Task prompt: Copy from the first line below down to and including the line with "safe do you". Skip the pictures.

:::

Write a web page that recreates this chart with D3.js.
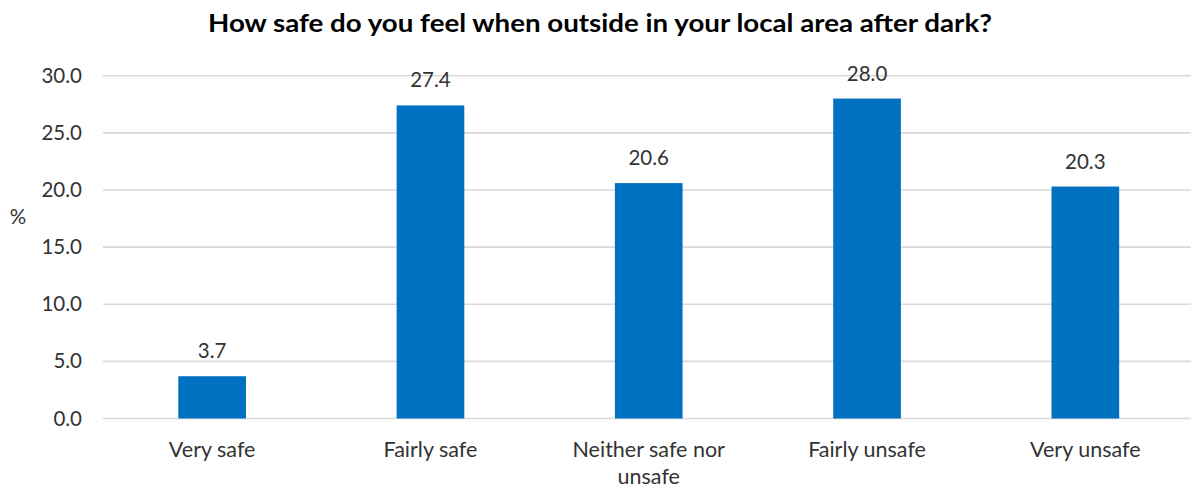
<!DOCTYPE html>
<html><head><meta charset="utf-8">
<script src="https://cdn.jsdelivr.net/npm/d3@7"></script>
<style>body{margin:0;background:#fff}svg{display:block}text{font-family:Lato,"Open Sans",sans-serif}</style>
</head><body>
<svg id="c" width="1191" height="489"></svg>
<script>
const categories = ["Very safe", "Fairly safe", "Neither safe nor unsafe", "Fairly unsafe", "Very unsafe"];
const categoryLines = [["Very safe"], ["Fairly safe"], ["Neither safe nor", "unsafe"], ["Fairly unsafe"], ["Very unsafe"]];
const values = [3.7, 27.4, 20.6, 28.0, 20.3];
const yTicks = [0, 5, 10, 15, 20, 25, 30];
const title = "How safe do you feel when outside in your local area after dark?";

const textColor = "#333333";
const svg = d3.select("#c");
const x = d3.scaleBand().domain(categories).range([103, 1194.5]).paddingInner(0.69).paddingOuter(0.345);
const y = d3.scaleLinear().domain([0, 30]).range([418.5, 75.7]);

// gridlines
svg.append("g").selectAll("line").data(yTicks).join("line")
  .attr("x1", 103).attr("x2", 1194.5)
  .attr("y1", d => y(d)).attr("y2", d => y(d))
  .attr("stroke", "#d9d9d9").attr("stroke-width", 1.6);

// y axis labels
const ya = d3.axisLeft(y).tickValues(yTicks).tickFormat(d3.format(".1f")).tickSize(0).tickPadding(0);
const yg = svg.append("g").attr("transform", "translate(82,0)").call(ya);
yg.select(".domain").remove();
yg.selectAll("text").attr("font-size", 20.5).attr("fill", textColor).style("font-family", "Lato");

// bars
svg.append("g").selectAll("rect").data(values).join("rect")
  .attr("x", (d, i) => x(categories[i])).attr("width", x.bandwidth())
  .attr("y", d => y(d)).attr("height", d => y(0) - y(d))
  .attr("fill", "#0070c0");

// data labels
svg.append("g").selectAll("text").data(values).join("text")
  .attr("x", (d, i) => x(categories[i]) + x.bandwidth() / 2)
  .attr("y", d => y(d) - 18)
  .attr("text-anchor", "middle").attr("font-size", 20.5).attr("fill", textColor)
  .text(d => d3.format(".1f")(d));

// category labels
const cg = svg.append("g").selectAll("text").data(categories).join("text")
  .attr("x", d => x(d) + x.bandwidth() / 2)
  .attr("y", 457)
  .attr("text-anchor", "middle").attr("font-size", 21.5).attr("fill", textColor);
cg.selectAll("tspan").data((d, i) => categoryLines[i]).join("tspan")
  .attr("x", function() { return this.parentNode.getAttribute("x"); })
  .attr("dy", (d, j) => j === 0 ? 0 : 27)
  .text(d => d);

// axis title
svg.append("text").attr("x", 18).attr("y", 224).attr("text-anchor", "middle")
  .attr("font-size", 20.5).attr("fill", textColor).text("%");

// title
const t = svg.append("text").attr("x", 600).attr("y", 32).attr("text-anchor", "middle")
  .attr("font-size", 24).attr("font-weight", "bold").attr("fill", "#000").text(title);
const tl = t.node().getComputedTextLength();
if (Math.abs(tl - 784) > 8) t.attr("textLength", 784).attr("lengthAdjust", "spacingAndGlyphs");
</script>
</body></html>
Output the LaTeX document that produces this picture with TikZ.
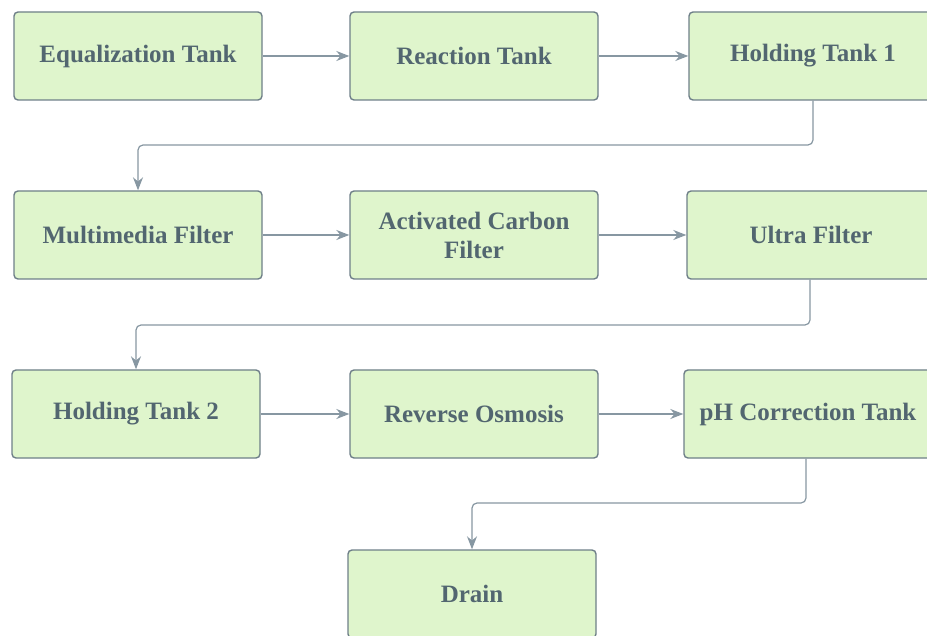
\documentclass[tikz,border=0pt]{standalone}
\usepackage{fontspec}
\setmainfont{Liberation Serif}
\usetikzlibrary{arrows.meta}
\definecolor{boxfill}{HTML}{DFF5CC}
\definecolor{boxline}{HTML}{6E7F88}
\definecolor{txt}{HTML}{526670}
\definecolor{arr}{HTML}{8797A2}
\tikzset{
  proc/.style={draw=boxline, line width=1.4pt, fill=boxfill, rounded corners=4pt,
    minimum width=248pt, minimum height=88pt, inner sep=0pt, align=center,
    text=txt, font=\fontsize{25}{29}\selectfont\bfseries},
  flow/.style={draw=arr, line width=1.2pt, rounded corners=5pt,
    -{Stealth[length=13pt,width=10pt]}}
}
\begin{document}
\begin{tikzpicture}[x=1pt,y=-1pt]
\useasboundingbox (0,0) rectangle (927,636);
\node[proc] (eq) at (138,56) {Equalization Tank};
\node[proc] (re) at (474,56) {Reaction Tank};
\node[proc] (h1) at (813,56) {Holding Tank 1};
\node[proc] (mm) at (138,235) {Multimedia Filter};
\node[proc] (ac) at (474,235) {Activated Carbon\\Filter};
\node[proc] (uf) at (811,235) {Ultra Filter};
\node[proc] (h2) at (136,414) {Holding Tank 2};
\node[proc] (ro) at (474,414) {Reverse Osmosis};
\node[proc] (ph) at (808,414) {pH Correction Tank};
\node[proc] (dr) at (472,594) {Drain};
\coordinate (c1) at (813,145);
\coordinate (c2) at (810,325);
\coordinate (c3) at (806,503);
\draw[flow] (eq) -- (re);
\draw[flow] (re) -- (h1);
\draw[flow] (h1.south) -- (c1) -| (mm.north);
\draw[flow] (mm) -- (ac);
\draw[flow] (ac) -- (uf);
\draw[flow] (uf.south -| c2) -- (c2) -| (h2.north);
\draw[flow] (h2) -- (ro);
\draw[flow] (ro) -- (ph);
\draw[flow] (ph.south -| c3) -- (c3) -| (dr.north);
\end{tikzpicture}
\end{document}
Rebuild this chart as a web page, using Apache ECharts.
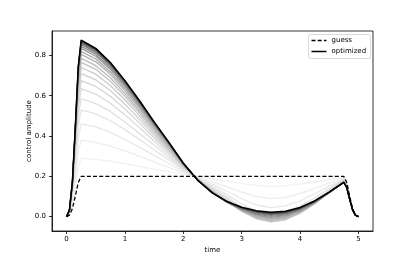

:::

Full response:
Write a web page that recreates this chart with D3.js.
<!DOCTYPE html>
<html><head><meta charset="utf-8">
<script src="https://cdn.jsdelivr.net/npm/d3@7"></script>
<style>body{margin:0;background:#fff}svg{display:block}text{font-family:Lato,"Open Sans",sans-serif}</style>
</head><body>
<svg id="c" width="1191" height="489"></svg>
<script>
const categories = ["Very safe", "Fairly safe", "Neither safe nor unsafe", "Fairly unsafe", "Very unsafe"];
const categoryLines = [["Very safe"], ["Fairly safe"], ["Neither safe nor", "unsafe"], ["Fairly unsafe"], ["Very unsafe"]];
const values = [3.7, 27.4, 20.6, 28.0, 20.3];
const yTicks = [0, 5, 10, 15, 20, 25, 30];
const title = "How safe do you feel when outside in your local area after dark?";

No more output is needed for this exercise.